Exercise: Below are the records; extract from them the line containing "Recreate this image" to the line containing "from matplotlib.lines import Line2D", both lines included, exactly and with no pictures.

******************************

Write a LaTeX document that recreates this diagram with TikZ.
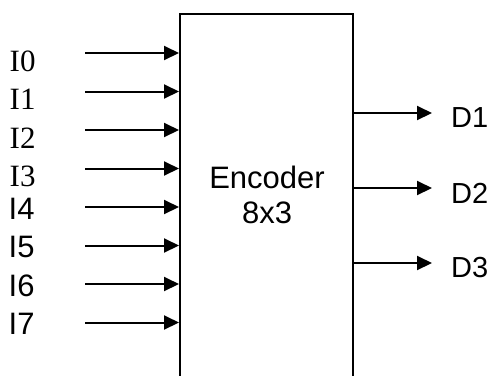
\documentclass[tikz,border=0pt]{standalone}
\usepackage{fontspec}
\setmainfont{Liberation Serif}
\newfontfamily\arialfont{Liberation Sans}
\usetikzlibrary{arrows.meta}
\tikzset{
  sig/.style={line width=2bp, -{Triangle[length=15bp,width=14bp]}},
  boxstyle/.style={draw, line width=1.6bp, inner sep=0pt, anchor=north west},
  serlbl/.style={anchor=west, inner sep=0pt, font=\fontsize{31bp}{34bp}\selectfont},
  sanslbl/.style={anchor=west, inner sep=0pt, font=\arialfont\fontsize{31bp}{34bp}\selectfont},
  outlbl/.style={anchor=west, inner sep=0pt, font=\arialfont\fontsize{29bp}{34bp}\selectfont},
}
\begin{document}
\begin{tikzpicture}[x=1bp,y=-1bp]
\useasboundingbox (0,0) rectangle (493,375);
\clip (0,0) rectangle (493,375);
\node[boxstyle, minimum width=173bp, minimum height=382bp] (enc) at (179,13) {};
\node[align=center, inner sep=0pt, font=\arialfont\fontsize{31bp}{34.5bp}\selectfont] (title) at (267,195) {Encoder\\8x3};
% inputs
\foreach \i/\y in {0/53,1/91.5,2/130,3/168.5,4/207,5/245.5,6/284,7/322.5}{
  \coordinate (in\i) at (85,\y);
  \draw[sig] (in\i) -- (in\i -| enc.west);
}
\foreach \i/\y in {0/61,1/99.5,2/138,3/176.5}{
  \node[serlbl] (l\i) at (9.5,\y) {I\i};
}
\foreach \i/\y in {4/208.5,5/247,6/285.5,7/324}{
  \node[sanslbl] (l\i) at (8.5,\y) {I\i};
}
% outputs
\foreach \i/\y in {1/113,2/188,3/263}{
  \coordinate (out\i) at (432,\y);
  \draw[sig] (out\i -| enc.east) -- (out\i);
  \node[outlbl] (d\i) at (451,\y+5) {D\i};
}
\end{tikzpicture}
\end{document}
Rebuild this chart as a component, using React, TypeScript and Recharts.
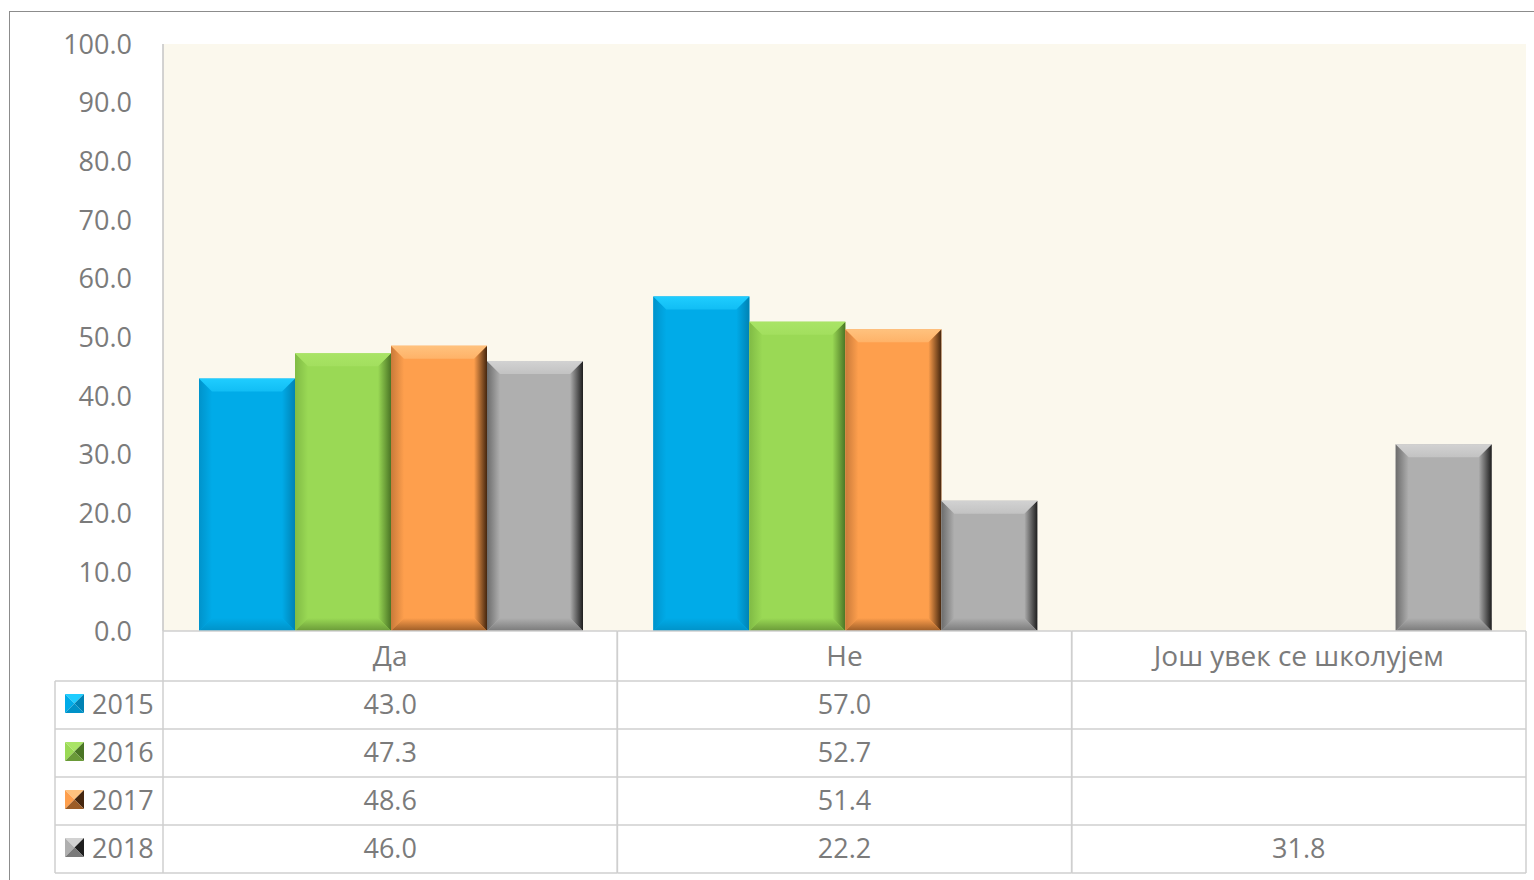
import React from 'react';
import { BarChart, Bar, XAxis, YAxis, CartesianGrid } from 'recharts';

// ---------- data ----------
const categories = ['Да', 'Не', 'Још увек се школујем'];
const seriesNames = ['2015', '2016', '2017', '2018'];
const values2015: (number | null)[] = [43.0, 57.0, null];
const values2016: (number | null)[] = [47.3, 52.7, null];
const values2017: (number | null)[] = [48.6, 51.4, null];
const values2018: (number | null)[] = [46.0, 22.2, 31.8];
const yTicks = [0, 10, 20, 30, 40, 50, 60, 70, 80, 90, 100];

const seriesValues = [values2015, values2016, values2017, values2018];
const seriesKeys = seriesNames.map((n) => 'y' + n);
const data = categories.map((c, i) => {
  const row: any = { category: c };
  seriesKeys.forEach((k, s) => {
    row[k] = seriesValues[s][i];
  });
  return row;
});

// ---------- layout / style ----------
const W = 1534;
const H = 880;
const MARGIN = { top: 44, right: 8, bottom: 7, left: 0 };
const Y_AXIS_W = 163;
const X_AXIS_H = 242;
const PLOT_W = W - MARGIN.left - MARGIN.right - Y_AXIS_W;
const HEADER_H = 50;
const ROW_H = 48;
const LEGEND_LEFT = 55;
const TEXT = '#7b7b7b';
const GRID = '#cfcfcf';
const FONT = '"Open Sans", "Noto Sans", sans-serif';
const FS = 27;

type Pal = { base: string; top: string; bottom: string; left: string; right: string };
const palettes: Pal[] = [
  { base: '#00abe8', top: '#1fcdff', bottom: '#0092c8', left: '#0093cb', right: '#0082b4' },
  { base: '#9ad955', top: '#a9e466', bottom: '#6a9a38', left: '#80bb45', right: '#4a7525' },
  { base: '#fe9f4d', top: '#ffc27e', bottom: '#9c5c26', left: '#c97a3a', right: '#45260e' },
  { base: '#afafaf', top: '#d2d2d2', bottom: '#7a7a7a', left: '#6c6c6c', right: '#1e1e1e' },
];

const makeBevel = (p: Pal, id: string) => (props: any) => {
  const { x, y, width: w, height: h, index } = props;
  if (h == null || !(h > 0) || !(w > 0)) return <g />;
  const b = Math.min(13, w / 2, h / 2);
  const gid = `${id}-${index}`;
  return (
    <g>
      <defs>
        <linearGradient id={`${gid}-l`} x1="0" y1="0" x2="1" y2="0">
          <stop offset="0" stopColor={p.left} />
          <stop offset="1" stopColor={p.base} />
        </linearGradient>
        <linearGradient id={`${gid}-r`} x1="0" y1="0" x2="1" y2="0">
          <stop offset="0" stopColor={p.base} />
          <stop offset="1" stopColor={p.right} />
        </linearGradient>
        <linearGradient id={`${gid}-t`} x1="0" y1="0" x2="0" y2="1">
          <stop offset="0" stopColor={p.top} />
          <stop offset="1" stopColor={p.top} stopOpacity={0.55} />
        </linearGradient>
        <linearGradient id={`${gid}-b`} x1="0" y1="0" x2="0" y2="1">
          <stop offset="0" stopColor={p.base} />
          <stop offset="1" stopColor={p.bottom} />
        </linearGradient>
      </defs>
      <rect x={x} y={y} width={w} height={h} fill={p.base} />
      <polygon
        points={`${x},${y} ${x + b},${y + b} ${x + b},${y + h - b} ${x},${y + h}`}
        fill={`url(#${gid}-l)`}
      />
      <polygon
        points={`${x + w},${y} ${x + w},${y + h} ${x + w - b},${y + h - b} ${x + w - b},${y + b}`}
        fill={`url(#${gid}-r)`}
      />
      <polygon
        points={`${x},${y + h} ${x + b},${y + h - b} ${x + w - b},${y + h - b} ${x + w},${y + h}`}
        fill={`url(#${gid}-b)`}
      />
      <polygon
        points={`${x},${y} ${x + w},${y} ${x + w - b},${y + b} ${x + b},${y + b}`}
        fill={`url(#${gid}-t)`}
      />
    </g>
  );
};

const LegendMarker = ({ x, y, p }: { x: number; y: number; p: Pal }) => {
  const s = 19;
  const cx = x + s / 2;
  const cy = y + s / 2;
  return (
    <g>
      <polygon points={`${x},${y} ${x + s},${y} ${cx},${cy}`} fill={p.top} />
      <polygon points={`${x},${y} ${cx},${cy} ${x},${y + s}`} fill={p.base} />
      <polygon points={`${x + s},${y} ${x + s},${y + s} ${cx},${cy}`} fill={p.right} />
      <polygon points={`${x},${y + s} ${cx},${cy} ${x + s},${y + s}`} fill={p.bottom} />
    </g>
  );
};

const TableColumn = (props: any) => {
  const { x, y, payload } = props;
  const i: number = payload && payload.index != null ? payload.index : props.index;
  const bw = PLOT_W / categories.length;
  const left = x - bw / 2;
  const right = x + bw / 2;
  const top = y;
  const rowsTop = top + HEADER_H;
  const bottom = rowsTop + ROW_H * seriesNames.length;
  const lines: React.ReactNode[] = [];
  lines.push(<line key="t" x1={left} x2={right} y1={top} y2={top} stroke={GRID} strokeWidth={1.5} />);
  lines.push(<line key="l" x1={left} x2={left} y1={top} y2={bottom} stroke={GRID} strokeWidth={1.5} />);
  lines.push(<line key="r" x1={right} x2={right} y1={top} y2={bottom} stroke={GRID} strokeWidth={1.5} />);
  const xStart = i === 0 ? LEGEND_LEFT : left;
  for (let r = 0; r <= seriesNames.length; r++) {
    const yy = rowsTop + r * ROW_H;
    lines.push(<line key={'h' + r} x1={xStart} x2={right} y1={yy} y2={yy} stroke={GRID} strokeWidth={1.5} />);
  }
  if (i === 0) {
    lines.push(
      <line key="lg" x1={LEGEND_LEFT} x2={LEGEND_LEFT} y1={rowsTop} y2={bottom} stroke={GRID} strokeWidth={1.5} />
    );
  }
  return (
    <g>
      {lines}
      <text
        x={x}
        y={top + HEADER_H / 2 - 1}
        textAnchor="middle"
        dominantBaseline="central"
        fill={TEXT}
        fontSize={FS + 1}
        fontFamily={FONT}
      >
        {categories[i]}
      </text>
      {seriesNames.map((name, s) => {
        const v = seriesValues[s][i];
        return (
          <text
            key={name}
            x={x}
            y={rowsTop + s * ROW_H + ROW_H / 2 - 2}
            textAnchor="middle"
            dominantBaseline="central"
            fill={TEXT}
            fontSize={FS}
            fontFamily={FONT}
          >
            {v == null ? '' : v.toFixed(1)}
          </text>
        );
      })}
      {i === 0 &&
        seriesNames.map((name, s) => (
          <g key={'lg' + name}>
            <LegendMarker x={LEGEND_LEFT + 10} y={rowsTop + s * ROW_H + ROW_H / 2 - 11} p={palettes[s]} />
            <text
              x={LEGEND_LEFT + 37}
              y={rowsTop + s * ROW_H + ROW_H / 2 - 2}
              textAnchor="start"
              dominantBaseline="central"
              fill={TEXT}
              fontSize={FS}
              fontFamily={FONT}
            >
              {name}
            </text>
          </g>
        ))}
    </g>
  );
};

export default function App() {
  return (
    <div
      style={{
        position: 'absolute',
        left: 0,
        top: 0,
        width: W,
        height: H,
        overflow: 'hidden',
        background: '#ffffff',
        fontFamily: FONT,
      }}
    >
      <div
        style={{
          position: 'absolute',
          left: 9,
          top: 11,
          width: 1600,
          height: 1000,
          border: '1.5px solid #8c8c8c',
        }}
      />
      <div style={{ position: 'absolute', left: 0, top: 0 }}>
        <BarChart
          width={W}
          height={H}
          data={data}
          margin={MARGIN}
          barCategoryGap={36}
          barGap={0}
        >
          <CartesianGrid fill="#fbf8ed" horizontal={false} vertical={false} stroke="none" />
          <YAxis
            type="number"
            domain={[0, 100]}
            ticks={yTicks}
            width={Y_AXIS_W}
            interval={0}
            tickFormatter={(v: number) => v.toFixed(1)}
            tickSize={0}
            tickMargin={31}
            axisLine={{ stroke: '#c4c4c4', strokeWidth: 1.5 }}
            tick={{ fill: TEXT, fontSize: FS, fontFamily: FONT }}
          />
          <XAxis
            dataKey="category"
            height={X_AXIS_H}
            interval={0}
            tickSize={0}
            tickMargin={0}
            axisLine={false}
            tickLine={false}
            tick={<TableColumn />}
          />
          {seriesKeys.map((k, s) => (
            <Bar
              key={k}
              dataKey={k}
              name={seriesNames[s]}
              fill={palettes[s].base}
              isAnimationActive={false}
              shape={makeBevel(palettes[s], 'bv' + s)}
            />
          ))}
        </BarChart>
      </div>
    </div>
  );
}
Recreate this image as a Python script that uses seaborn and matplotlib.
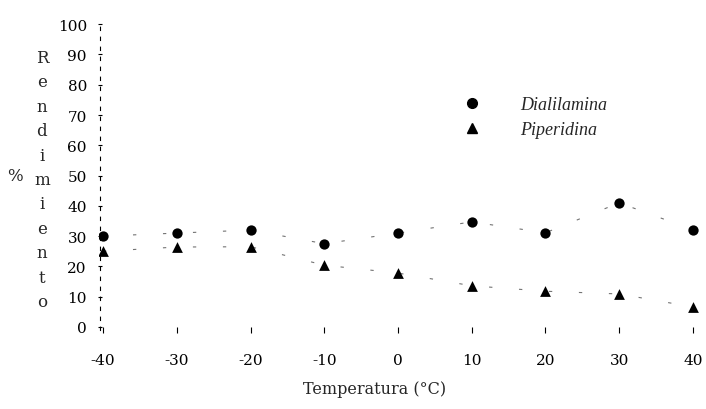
import matplotlib
matplotlib.use("Agg")
import matplotlib.pyplot as plt
import seaborn as sns
import pandas as pd
from matplotlib.lines import Line2D

temps = [-40, -30, -20, -10, 0, 10, 20, 30, 40]
dialilamina = [30.0, 31.0, 32.0, 27.5, 31.0, 34.7, 31.1, 41.0, 32.1]
piperidina = [25.0, 26.4, 26.5, 20.4, 17.8, 13.6, 11.8, 10.9, 6.6]
series_names = ["Dialilamina", "Piperidina"]
yticks = list(range(0, 101, 10))
xlabel = "Temperatura (°C)"
ylabel = "Rendimiento"

sns.set_style("white")
plt.rcParams["font.family"] = ["DejaVu Serif"]

fig = plt.figure(figsize=(7.06, 4.10), dpi=100)
ax = fig.add_axes([0.1407, 0.1927, 0.8565, 0.7533])

df = pd.DataFrame({"T": temps, "D": dialilamina, "P": piperidina})

sns.lineplot(data=df, x="T", y="D", ax=ax, color="black", lw=0.8,
             linestyle=(0, (3, 24)), alpha=0.55)
sns.lineplot(data=df, x="T", y="P", ax=ax, color="black", lw=0.8,
             linestyle=(0, (3, 24)), alpha=0.55)
sns.scatterplot(data=df, x="T", y="D", ax=ax, color="black", marker="o",
                s=55, edgecolor="black", linewidth=0, zorder=3)
sns.scatterplot(data=df, x="T", y="P", ax=ax, color="black", marker="^",
                s=60, edgecolor="black", linewidth=0, zorder=3)

ax.set_xlim(-40.5, 41.5)
ax.set_ylim(-1, 101)
ax.set_xticks(temps)
ax.set_xticklabels([str(t) for t in temps])
ax.set_yticks(yticks)
ax.set_yticklabels([str(t) for t in yticks])

for s in ["top", "right", "bottom"]:
    ax.spines[s].set_visible(False)
ax.spines["left"].set_position(("data", -40.4))
ax.spines["left"].set_linestyle((0, (3, 6)))
ax.spines["left"].set_linewidth(0.8)
ax.spines["left"].set_color("black")

ax.tick_params(axis="x", direction="inout", length=5, width=0.8,
               bottom=True, pad=14, labelsize=11, colors="black")
ax.tick_params(axis="y", direction="inout", length=3, width=0.8,
               left=True, pad=8, labelsize=11, colors="black")

ax.set_xlabel("")
ax.set_ylabel("\n".join(ylabel), rotation=0, fontsize=12, linespacing=1.57,
              ha="center", va="center")
ax.yaxis.set_label_coords(-0.095, 0.487)
fig.text(15 / 706, 1 - 177 / 410, "%", fontsize=12, ha="center", va="center")
fig.text(375 / 706, 1 - 390 / 410, xlabel, fontsize=11.5, ha="center", va="center")

handles = [
    Line2D([], [], marker="o", color="black", linestyle="none", markersize=7),
    Line2D([], [], marker="^", color="black", linestyle="none", markersize=7),
]
leg = ax.legend(handles, series_names, frameon=False, loc="center left",
                bbox_to_anchor=(0.574, 0.69), handlelength=1.0,
                handletextpad=2.2, labelspacing=0.45,
                prop={"family": "Liberation Serif", "style": "italic", "size": 13})

fig.savefig("out.png", dpi=100, facecolor="white")
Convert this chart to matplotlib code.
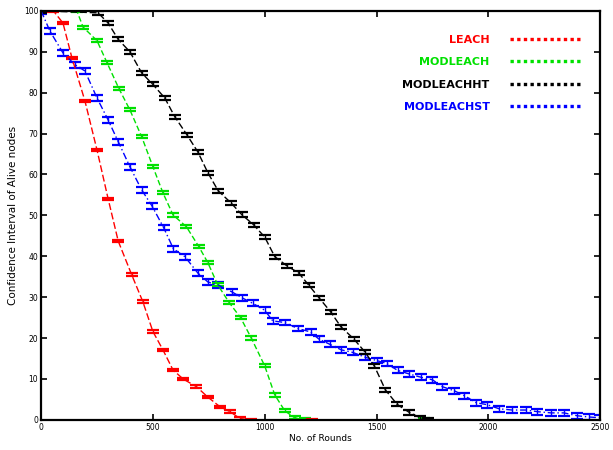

******************************

Reply:
Recreate this image as a Python script that uses seaborn and matplotlib.
import matplotlib
matplotlib.use("Agg")
import matplotlib.pyplot as plt
import seaborn as sns
import pandas as pd
from matplotlib.lines import Line2D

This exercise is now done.